Aim
In the listing below, count each line containing "matplotlib" and answer with the count only.

Source material
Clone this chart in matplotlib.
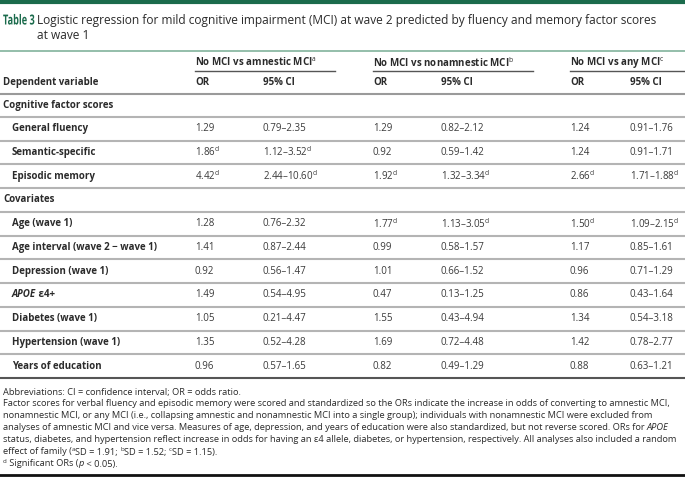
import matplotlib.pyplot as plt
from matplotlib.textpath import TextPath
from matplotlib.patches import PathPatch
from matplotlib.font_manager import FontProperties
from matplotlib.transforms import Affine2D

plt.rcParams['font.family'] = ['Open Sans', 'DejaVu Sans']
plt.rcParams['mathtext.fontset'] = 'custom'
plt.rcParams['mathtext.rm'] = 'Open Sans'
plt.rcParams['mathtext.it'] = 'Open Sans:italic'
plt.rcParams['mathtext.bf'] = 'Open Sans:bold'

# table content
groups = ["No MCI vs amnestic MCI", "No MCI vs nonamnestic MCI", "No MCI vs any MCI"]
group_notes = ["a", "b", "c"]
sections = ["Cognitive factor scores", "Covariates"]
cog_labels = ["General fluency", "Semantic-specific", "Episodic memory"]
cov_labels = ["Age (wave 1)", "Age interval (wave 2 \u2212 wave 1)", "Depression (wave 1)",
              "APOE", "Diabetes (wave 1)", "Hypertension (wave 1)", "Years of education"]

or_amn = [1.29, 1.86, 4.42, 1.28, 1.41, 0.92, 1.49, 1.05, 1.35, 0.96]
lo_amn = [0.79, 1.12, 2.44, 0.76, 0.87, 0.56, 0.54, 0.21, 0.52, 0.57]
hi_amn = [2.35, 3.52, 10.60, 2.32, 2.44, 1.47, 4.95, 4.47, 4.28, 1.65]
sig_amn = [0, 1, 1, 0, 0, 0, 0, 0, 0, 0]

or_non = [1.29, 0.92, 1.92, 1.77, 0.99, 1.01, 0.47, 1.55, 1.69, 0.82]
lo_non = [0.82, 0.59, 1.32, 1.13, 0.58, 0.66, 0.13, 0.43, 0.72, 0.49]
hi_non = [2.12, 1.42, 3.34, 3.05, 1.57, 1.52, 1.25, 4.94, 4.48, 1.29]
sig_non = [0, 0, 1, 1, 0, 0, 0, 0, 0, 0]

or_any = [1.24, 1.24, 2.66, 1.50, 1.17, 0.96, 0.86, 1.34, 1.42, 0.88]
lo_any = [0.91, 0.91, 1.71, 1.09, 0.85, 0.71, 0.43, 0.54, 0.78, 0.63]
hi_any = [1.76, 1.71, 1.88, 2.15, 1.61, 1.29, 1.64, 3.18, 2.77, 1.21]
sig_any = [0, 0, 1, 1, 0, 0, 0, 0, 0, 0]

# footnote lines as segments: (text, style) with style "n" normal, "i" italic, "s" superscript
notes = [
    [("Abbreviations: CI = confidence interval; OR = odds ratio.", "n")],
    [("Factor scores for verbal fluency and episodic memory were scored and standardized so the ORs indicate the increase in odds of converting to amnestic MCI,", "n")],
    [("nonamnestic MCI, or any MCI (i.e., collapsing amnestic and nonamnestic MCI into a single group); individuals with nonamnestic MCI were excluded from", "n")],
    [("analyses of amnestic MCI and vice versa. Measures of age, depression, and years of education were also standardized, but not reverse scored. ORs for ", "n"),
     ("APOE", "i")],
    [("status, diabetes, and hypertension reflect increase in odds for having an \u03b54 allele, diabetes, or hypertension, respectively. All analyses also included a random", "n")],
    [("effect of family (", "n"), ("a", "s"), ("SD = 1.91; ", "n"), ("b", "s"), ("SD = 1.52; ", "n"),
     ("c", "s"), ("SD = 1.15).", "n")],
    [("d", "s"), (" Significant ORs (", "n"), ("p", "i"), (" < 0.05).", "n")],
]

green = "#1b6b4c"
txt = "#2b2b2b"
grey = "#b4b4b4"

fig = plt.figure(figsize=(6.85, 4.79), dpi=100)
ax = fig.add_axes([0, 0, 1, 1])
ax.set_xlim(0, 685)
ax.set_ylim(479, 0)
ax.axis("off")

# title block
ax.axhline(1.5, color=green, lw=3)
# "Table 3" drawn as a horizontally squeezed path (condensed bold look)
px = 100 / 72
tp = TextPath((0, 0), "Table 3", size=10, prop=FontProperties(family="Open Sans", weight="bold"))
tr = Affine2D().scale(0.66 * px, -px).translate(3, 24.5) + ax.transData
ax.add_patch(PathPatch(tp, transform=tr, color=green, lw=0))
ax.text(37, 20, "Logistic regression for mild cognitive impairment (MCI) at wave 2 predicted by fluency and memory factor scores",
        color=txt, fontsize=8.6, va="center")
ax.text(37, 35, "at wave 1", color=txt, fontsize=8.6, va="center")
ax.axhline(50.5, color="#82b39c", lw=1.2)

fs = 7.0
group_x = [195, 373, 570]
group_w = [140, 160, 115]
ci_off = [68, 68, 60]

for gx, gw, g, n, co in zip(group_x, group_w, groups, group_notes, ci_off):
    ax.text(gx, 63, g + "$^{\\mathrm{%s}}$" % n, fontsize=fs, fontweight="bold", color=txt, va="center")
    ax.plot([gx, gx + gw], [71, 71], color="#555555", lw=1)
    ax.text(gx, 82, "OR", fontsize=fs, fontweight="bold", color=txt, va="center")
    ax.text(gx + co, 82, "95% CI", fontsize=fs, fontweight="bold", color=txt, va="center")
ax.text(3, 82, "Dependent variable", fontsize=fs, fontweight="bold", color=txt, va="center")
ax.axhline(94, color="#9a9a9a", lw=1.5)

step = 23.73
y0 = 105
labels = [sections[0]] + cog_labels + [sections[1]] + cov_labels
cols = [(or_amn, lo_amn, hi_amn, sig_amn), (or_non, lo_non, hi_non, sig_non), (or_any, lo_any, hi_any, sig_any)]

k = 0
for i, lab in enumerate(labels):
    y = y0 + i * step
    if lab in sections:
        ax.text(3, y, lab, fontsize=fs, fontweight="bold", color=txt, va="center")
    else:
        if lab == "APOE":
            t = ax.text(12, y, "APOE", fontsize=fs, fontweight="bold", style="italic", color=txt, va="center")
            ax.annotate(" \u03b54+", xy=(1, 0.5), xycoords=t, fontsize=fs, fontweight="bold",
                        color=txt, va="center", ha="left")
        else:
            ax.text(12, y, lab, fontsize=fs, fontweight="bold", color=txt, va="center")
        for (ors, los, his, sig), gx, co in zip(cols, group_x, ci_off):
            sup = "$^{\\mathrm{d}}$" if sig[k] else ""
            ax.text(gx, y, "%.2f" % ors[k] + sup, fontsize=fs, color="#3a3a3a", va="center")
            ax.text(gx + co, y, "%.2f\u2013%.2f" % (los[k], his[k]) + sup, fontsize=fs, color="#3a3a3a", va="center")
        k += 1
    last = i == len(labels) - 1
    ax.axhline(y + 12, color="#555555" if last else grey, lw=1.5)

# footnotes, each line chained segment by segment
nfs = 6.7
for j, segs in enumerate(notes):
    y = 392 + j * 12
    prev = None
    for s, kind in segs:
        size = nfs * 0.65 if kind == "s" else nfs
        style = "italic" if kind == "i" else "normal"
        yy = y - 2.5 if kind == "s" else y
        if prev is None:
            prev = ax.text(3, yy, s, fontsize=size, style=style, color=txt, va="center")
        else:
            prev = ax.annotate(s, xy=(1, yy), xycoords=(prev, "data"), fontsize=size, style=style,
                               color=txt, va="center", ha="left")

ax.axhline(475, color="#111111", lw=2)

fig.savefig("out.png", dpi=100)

Answer to the task
6